Game design and comic books 
Whiteman is the founder of the Whitestone Council, the fan organization behind the Dragonlance Nexus. Since the founding of the council, Trampas has worked with Sovereign Press/Margaret Weis Productions as a designer on the Dragonlance sourcebooks for 3rd edition, including Holy Orders of the Stars, Knightly Orders of Ansalon, and Races of Ansalon. He has contributed to many other Dragonlance sourcebooks, functioning as a compiler and contributor for Lost Leaves from the Inn of the Last Home. Trampas also has credits in Bastion Press' Pale Designs sourcebook, as well as Whitesilver Publishing's Elves sourcebook for Sovereign Stone.

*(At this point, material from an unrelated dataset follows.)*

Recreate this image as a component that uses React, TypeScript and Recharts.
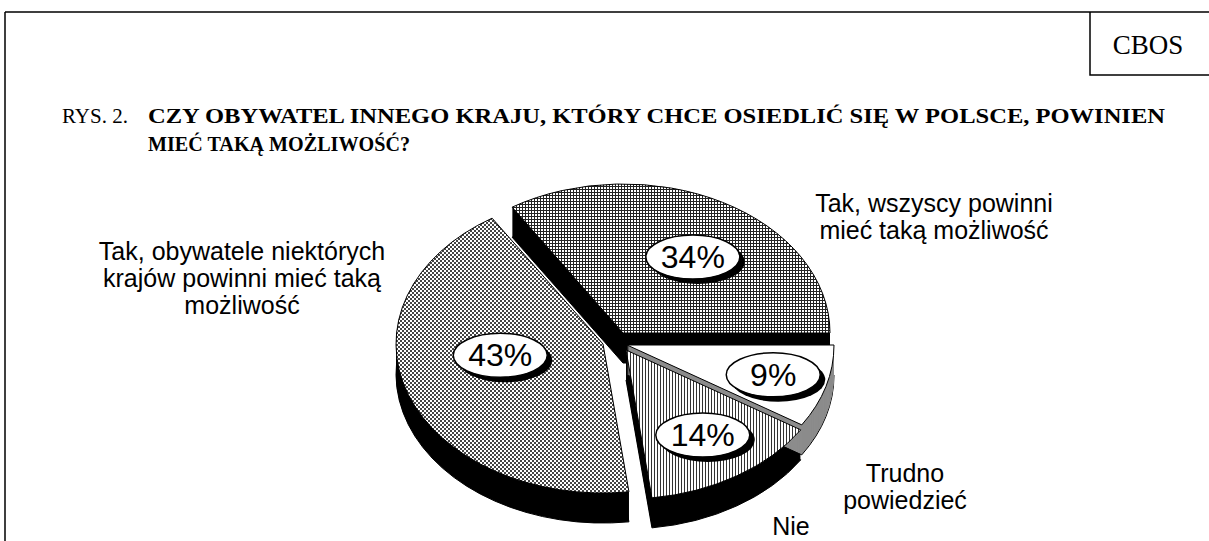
import React from "react";
import { PieChart, Pie } from "recharts";

// answers (order = drawing order, counter-clockwise from 3 o'clock)
const categories = [
  "Tak, wszyscy powinni mieć taką możliwość",
  "Tak, obywatele niektórych krajów powinni mieć taką możliwość",
  "Nie",
  "Trudno powiedzieć",
];
const shares = [34, 43, 14, 9];
const labelLines = [
  ["Tak, wszyscy powinni", "mieć taką możliwość"],
  ["Tak, obywatele niektórych", "krajów powinni mieć taką", "możliwość"],
  ["Nie"],
  ["Trudno", "powiedzieć"],
];

const data = categories.map((c, i) => ({ name: c, value: shares[i] }));

// look of each slice
const tops = ["url(#grid)", "url(#checker)", "url(#vlines)", "#ffffff"];
const sides = ["#000000", "#000000", "#000000", "#8c8c8c"];
const explode = [
  [-2, -10],
  [-22, 1],
  [1, 7],
  [2, 2],
];
const pctNudge = [
  [8, 5],
  [18, -20],
  [8, 7],
  [23, 4],
];
const catOffset = [
  [309, -131],
  [-383, -83],
  [166, 192],
  [280, 139],
];

const CX = 620;
const CY = 338;
const R = 207;
const TILT = 0.72;
const DEPTH = 30;
const SANS = "Liberation Sans, Arial, sans-serif";
const SERIF = "Liberation Serif, Times New Roman, serif";

const rad = Math.PI / 180;

function slicePath(x0: number, y0: number, rx: number, a0: number, a1: number) {
  const ry = rx * TILT;
  const p0 = [x0 + rx * Math.cos(a0 * rad), y0 - ry * Math.sin(a0 * rad)];
  const p1 = [x0 + rx * Math.cos(a1 * rad), y0 - ry * Math.sin(a1 * rad)];
  const large = Math.abs(a1 - a0) > 180 ? 1 : 0;
  return `M${x0},${y0} L${p0[0]},${p0[1]} A${rx},${ry} 0 ${large} 0 ${p1[0]},${p1[1]} Z`;
}

function sliceIndex(props: any) {
  const n = props.name ?? props.payload?.name;
  return Math.max(0, categories.indexOf(n));
}

function SideShape(props: any) {
  const i = sliceIndex(props);
  const x0 = props.cx + explode[i][0];
  const y0 = props.cy + explode[i][1];
  const d = slicePath(x0, y0, props.outerRadius, props.startAngle, props.endAngle);
  const layers = [];
  for (let t = DEPTH; t >= 1; t--) {
    layers.push(
      <path
        key={t}
        d={d}
        transform={`translate(0,${t})`}
        fill={sides[i]}
        stroke={t === DEPTH ? "#000" : "none"}
        strokeWidth={1}
      />
    );
  }
  return <g>{layers}</g>;
}

function TopShape(props: any) {
  const i = sliceIndex(props);
  const x0 = props.cx + explode[i][0];
  const y0 = props.cy + explode[i][1];
  return (
    <path
      d={slicePath(x0, y0, props.outerRadius, props.startAngle, props.endAngle)}
      fill={tops[i]}
      stroke="#000"
      strokeWidth={1}
    />
  );
}

function renderLabel(props: any) {
  const i = props.index;
  const mid = props.midAngle;
  const rx = props.outerRadius;
  const ry = rx * TILT;
  const x =
    props.cx + explode[i][0] + 0.62 * rx * Math.cos(mid * rad) + pctNudge[i][0];
  const y =
    props.cy + explode[i][1] - 0.62 * ry * Math.sin(mid * rad) + pctNudge[i][1];
  const lx = props.cx + catOffset[i][0];
  const ly = props.cy + catOffset[i][1];
  return (
    <g key={`lab-${i}`}>
      <ellipse cx={x + 5} cy={y + 5} rx={47} ry={22} fill="#000" />
      <ellipse cx={x} cy={y} rx={47} ry={22} fill="#fff" stroke="#000" strokeWidth={1.5} />
      <text
        x={x}
        y={y + 11}
        textAnchor="middle"
        fontFamily={SANS}
        fontSize={32}
        fill="#000"
      >
        {`${shares[i]}%`}
      </text>
      <text textAnchor="middle" fontFamily={SANS} fontSize={25} fill="#000">
        {labelLines[i].map((ln, k) => (
          <tspan key={k} x={lx} y={ly + k * 27}>
            {ln}
          </tspan>
        ))}
      </text>
    </g>
  );
}

export default function App() {
  return (
    <div style={{ position: "absolute", left: 0, top: 0, width: 1209, height: 541, background: "#fff" }}>
      <svg width={1209} height={541} style={{ position: "absolute", left: 0, top: 0 }}>
        <defs>
          <pattern id="grid" width={3} height={3} patternUnits="userSpaceOnUse">
            <rect width={3} height={3} fill="#fff" />
            <rect width={3} height={1} fill="#222" />
            <rect width={1} height={3} fill="#222" />
          </pattern>
          <pattern id="checker" width={4} height={4} patternUnits="userSpaceOnUse">
            <rect width={4} height={4} fill="#fff" />
            <rect width={2} height={2} fill="#444" />
            <rect x={2} y={2} width={2} height={2} fill="#444" />
          </pattern>
          <pattern id="vlines" width={3} height={3} patternUnits="userSpaceOnUse">
            <rect width={3} height={3} fill="#fff" />
            <rect width={1} height={3} fill="#333" />
          </pattern>
        </defs>
        <path d="M5,12 H1209 M5,12 V541 M1090,12 V75 H1209" stroke="#000" strokeWidth={1.5} fill="none" />
        <text x={1148} y={54} textAnchor="middle" fontFamily={SERIF} fontSize={27}>
          CBOS
        </text>
        <text x={62} y={123} fontFamily={SERIF} fontSize={21}>
          RYS. 2.
        </text>
        <text
          x={148}
          y={123}
          fontFamily={SERIF}
          fontSize={21}
          fontWeight="bold"
          textLength={1017}
          lengthAdjust="spacingAndGlyphs"
        >
          CZY OBYWATEL INNEGO KRAJU, KTÓRY CHCE OSIEDLIĆ SIĘ W POLSCE, POWINIEN
        </text>
        <text
          x={148}
          y={151}
          fontFamily={SERIF}
          fontSize={21}
          fontWeight="bold"
          textLength={262}
          lengthAdjust="spacingAndGlyphs"
        >
          MIEĆ TAKĄ MOŻLIWOŚĆ?
        </text>
      </svg>
      <div style={{ position: "absolute", left: 0, top: 0 }}>
        <PieChart width={1209} height={541}>
          <Pie
            data={data}
            dataKey="value"
            nameKey="name"
            cx={CX}
            cy={CY}
            outerRadius={R}
            startAngle={0}
            endAngle={360}
            shape={SideShape}
            activeShape={SideShape}
            inactiveShape={SideShape}
            label={false}
            labelLine={false}
            isAnimationActive={false}
          />
          <Pie
            data={data}
            dataKey="value"
            nameKey="name"
            cx={CX}
            cy={CY}
            outerRadius={R}
            startAngle={0}
            endAngle={360}
            shape={TopShape}
            activeShape={TopShape}
            inactiveShape={TopShape}
            label={renderLabel}
            labelLine={false}
            isAnimationActive={false}
          />
        </PieChart>
      </div>
    </div>
  );
}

Trampas also wrote the script adaptation for The Legend of Huma comic book series, from issues #3–5 (Dabel Brothers) and #6 (Devil's Due Publishing).

Podcasting 
Whiteman once worked on The Signal, the fan podcast for Firefly and Serenity, writing and reading the "Gaming in the 'Verse" section. He has since moved on to co-create the Dragonlance Canticle and SciFi Smackdown podcasts.

Bibliography 
Whiteman has contributed to the following works:

References

External links 
 Dragonlance Nexus

American fantasy writers
American male novelists
Dungeons & Dragons game designers
Living people
Year of birth missing (living people)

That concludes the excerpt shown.